NE TIREZ PAS SUR LE PAPISTE
À la suite de la visite de Benoît le seizième en Israël, je m'interroge une nouvelle fois sur l'improbable intelligence politique des Juifs en général et des Israéliens en particulier.
Que n'a-t-on entendu, le jour du discours du Saint-Père à Yad Vashem, considéré le jour même par l'ensemble de la presse israélienne comme décevant, avant que le principal journal, le Yediot Aharonot, ne se ravise le lendemain, en reprochant à la classe médiatique une excessive sévérité.
Il y eut également les propos diffamatoires du président de la Knesset, M. Rivlin indiquant que le pape aurait été membre des jeunesses hitlériennes, ce qui est tout simplement faux.
Peut-être que plus qu'un autre, un Juif, un Israélien, devrait savoir ce qu'il en coûte à reprocher ses origines à un homme et à l'accuser de maux imaginaires.
Rappelons que le jeune Ratzinger n'a jamais fait partie des jeunesses hitlériennes – ce qui n'aurait pas été un crime – il a seulement été engagé de force dans la Werhmacht, comme bien des gamins allemands de son âge.
Certes, Benoit XVI n'est pas Jean-Paul II. Il n'a pas son charisme.

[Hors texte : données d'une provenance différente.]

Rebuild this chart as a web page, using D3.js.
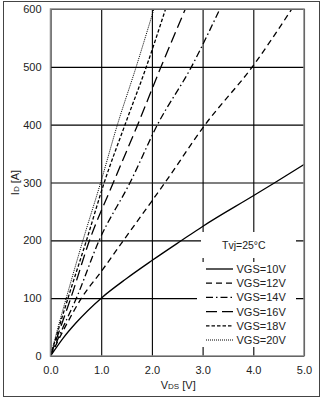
<!DOCTYPE html>
<html>
<head>
<meta charset="utf-8">
<script src="https://cdn.jsdelivr.net/npm/d3@7"></script>
<style>
  body { margin: 0; background: #fff; }
  svg { display: block; font-family: "Liberation Sans", Arial, sans-serif; }
</style>
</head>
<body>
<script>
// * DATA
const xTicks = [0, 1, 2, 3, 4, 5];
const yTicks = [0, 100, 200, 300, 400, 500, 600];
const tempLabel = "Tvj=25°C";

const vgsLabels = ["VGS=10V", "VGS=12V", "VGS=14V", "VGS=16V", "VGS=18V", "VGS=20V"];

const vds10 = [0, 0.25, 0.5, 1.0, 1.5, 2.0, 2.59, 3.0, 4.0, 4.43, 5.0];
const id10 = [0, 31, 57, 100, 134, 165, 200, 224, 277, 300, 331];

const vds12 = [0, 0.3, 0.61, 1.0, 1.44, 2.0, 2.26, 3.05, 3.98, 4.76];
const id12 = [0, 52, 100, 146, 200, 268, 300, 400, 500, 600];

const vds14 = [0, 0.25, 0.51, 0.96, 1.57, 2.11, 2.78, 3.34];
const id14 = [0, 50, 100, 200, 300, 400, 500, 600];

const vds16 = [0, 0.2, 0.4, 0.77, 1.24, 1.72, 2.18, 2.66];
const id16 = [0, 50, 100, 200, 300, 400, 500, 600];

const vds18 = [0, 0.17, 0.345, 0.71, 1.06, 1.47, 1.89, 2.27];
const id18 = [0, 50, 100, 200, 300, 400, 500, 600];

const vds20 = [0, 0.15, 0.31, 0.64, 0.99, 1.32, 1.69, 2.04];
const id20 = [0, 50, 100, 200, 300, 400, 500, 600];

const seriesVds = [vds10, vds12, vds14, vds16, vds18, vds20];
const seriesId = [id10, id12, id14, id16, id18, id20];
const dashes = [null, "6,4", "7,3,1.5,3", "11,5", "3.5,2", "1,1"];

// * SETUP
const width = 324, height = 400;
const margin = { top: 9, right: 20, bottom: 44, left: 50.5 };

const x = d3.scaleLinear().domain([0, 5]).range([margin.left, width - margin.right]);
const y = d3.scaleLinear().domain([0, 600]).range([height - margin.bottom, margin.top]);

const svg = d3.select("body").append("svg")
  .attr("width", width)
  .attr("height", height)
  .attr("viewBox", [0, 0, width, height]);

// outer frame
svg.append("rect")
  .attr("x", 3.5).attr("y", 1.5)
  .attr("width", 316).attr("height", 395)
  .attr("fill", "#fff")
  .attr("stroke", "#444")
  .attr("stroke-width", 1);

// * GRID + TICK LABELS
const plotW = x(5) - x(0), plotH = y(0) - y(600);

svg.append("g")
  .attr("transform", `translate(0,${y(0)})`)
  .call(d3.axisBottom(x).tickValues(xTicks).tickFormat(d3.format(".1f"))
    .tickSize(-plotH).tickPadding(10))
  .call(g => g.select(".domain").remove())
  .call(g => g.selectAll(".tick line").attr("stroke", "#000").attr("stroke-width", 1.1))
  .call(g => g.selectAll(".tick text").attr("font-size", 11).attr("fill", "#222")
    .attr("font-family", "Liberation Sans, Arial, sans-serif"));

svg.append("g")
  .attr("transform", `translate(${x(0)},0)`)
  .call(d3.axisLeft(y).tickValues(yTicks).tickFormat(d3.format("d"))
    .tickSize(-plotW).tickPadding(9))
  .call(g => g.select(".domain").remove())
  .call(g => g.selectAll(".tick line").attr("stroke", "#000").attr("stroke-width", 1.1))
  .call(g => g.selectAll(".tick text").attr("font-size", 11).attr("fill", "#222")
    .attr("font-family", "Liberation Sans, Arial, sans-serif"));

// white boxes behind legend texts (they hide the grid)
svg.append("rect")
  .attr("x", 201).attr("y", 232).attr("width", 95).attr("height", 26)
  .attr("fill", "#fff");
svg.append("rect")
  .attr("x", 197).attr("y", 262).attr("width", 99).attr("height", 85)
  .attr("fill", "#fff");

// * CURVES
const line = d3.line()
  .x(d => x(d[0]))
  .y(d => y(d[1]))
  .curve(d3.curveMonotoneX);

const clip = svg.append("clipPath").attr("id", "plotclip")
  .append("rect")
  .attr("x", x(0)).attr("y", y(600))
  .attr("width", plotW).attr("height", plotH);

svg.append("g")
  .attr("clip-path", "url(#plotclip)")
  .selectAll("path")
  .data(seriesVds.map((v, i) => v.map((vd, j) => [vd, seriesId[i][j]])))
  .join("path")
  .attr("fill", "none")
  .attr("stroke", "#000")
  .attr("stroke-width", (d, i) => (i === 5 ? 1 : 1.3))
  .attr("stroke-dasharray", (d, i) => dashes[i])
  .attr("d", line);

// plot border
svg.append("rect")
  .attr("x", x(0)).attr("y", y(600))
  .attr("width", plotW).attr("height", plotH)
  .attr("fill", "none")
  .attr("stroke", "#888")
  .attr("stroke-width", 1.5);

// * LEGEND
svg.append("text")
  .attr("x", 222).attr("y", 249)
  .attr("font-size", 10.5)
  .attr("fill", "#222")
  .text(tempLabel);

const legend = svg.append("g").attr("transform", "translate(206,269)");
const rowH = 14.2;
vgsLabels.forEach((label, i) => {
  const row = legend.append("g").attr("transform", `translate(0,${i * rowH})`);
  row.append("line")
    .attr("x1", 0).attr("x2", 27)
    .attr("y1", 0).attr("y2", 0)
    .attr("stroke", "#000")
    .attr("stroke-width", i === 5 ? 1 : 1.3)
    .attr("stroke-dasharray", dashes[i]);
  row.append("text")
    .attr("x", 30.5).attr("y", 4)
    .attr("font-size", 11)
    .attr("fill", "#222")
    .text(label);
});

// * AXIS TITLES
const xt = svg.append("text")
  .attr("x", (x(0) + x(5)) / 2 + 1).attr("y", 389)
  .attr("text-anchor", "middle")
  .attr("fill", "#222")
  .attr("font-size", 11);
xt.append("tspan").text("V");
xt.append("tspan").attr("font-size", 8).text("DS");
xt.append("tspan").text(" [V]");

const yt = svg.append("text")
  .attr("transform", `translate(19,${(y(0) + y(600)) / 2}) rotate(-90)`)
  .attr("text-anchor", "middle")
  .attr("fill", "#222")
  .attr("font-size", 11);
yt.append("tspan").text("I");
yt.append("tspan").attr("font-size", 8).text("D");
yt.append("tspan").text(" [A]");
</script>
</body>
</html>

Mais peux-je faire remarquer que les Juifs ne sont que médiocrement concernés pour le déplorer, ne croyant pas particulièrement à son infaillibilité.
Benoît n'avait pas non plus la possibilité, comme le défunt pape, d'amener en Israël des Juifs qu'il aurait sauvés en Pologne, et il est inutile, en conséquence, de cultiver pieusement la nostalgie de son glorieux prédécesseur.
Pour autant, faut-il rappeler que l'actuel souverain pontife a toujours été un partisan convaincu de la réciprocité entre l'église et l'islam, en indiquant qu'il n'y avait pas de raison de construire des mosquées en Europe si on n'avait pas le droit de construire des églises en terre musulmane.
Il est vrai que le politiquement convenable qui sévit à son encontre depuis son avènement, que la pression de sa Curie, ainsi que celle de l'église officielle d'Orient l'ont contraint, depuis Ratisbonne, à mettre beaucoup d'eau bénite dans son vin de messe.
Les Juifs souffrent-ils tellement d'une pénurie d'ennemis pour, à l’heure de tous les périls, sur fond d'une montée de l'antisionisme et de l'antisémitisme sans précédent, d'incompréhension pathétique avec l'oncle Sam et son neveu Barak, s’en créer de toutes pièces ?
Au rebours, il est inadmissible que les Israéliens n'aient pas songé à reprocher au patron du Vatican l'attitude scandaleuse de son légat à Genève, lors de Durban II, qui n'a pas suivi ses collègues européens vers la sortie, lors de la diatribe venimeuse du persan enragé, et qui a cru devoir conserver son auguste postérieur sur son confortable siège.
Idem pour la condamnation, certes nuancée, d'un mur qui n'en est pas un dans le cadre d'un prêchi-prêcha pacifiste qui devrait être épargné à ceux qui en ont le plus souffert.
Qu'on ne se méprenne pas sur mes propos : je comprends qu'on puisse se plaindre des silences de l'église d'il y a 60 ans – encore qu'il ne faudrait pas tomber dans l'injuste caricature – mais il me paraît encore bien plus essentiel et vital de les mettre en perspective avec ces nouveaux silences, ou cette nouvelle onctuosité verbale, au regard du danger immense que courent aujourd'hui les Juifs vivants, dans leur patrie souveraine.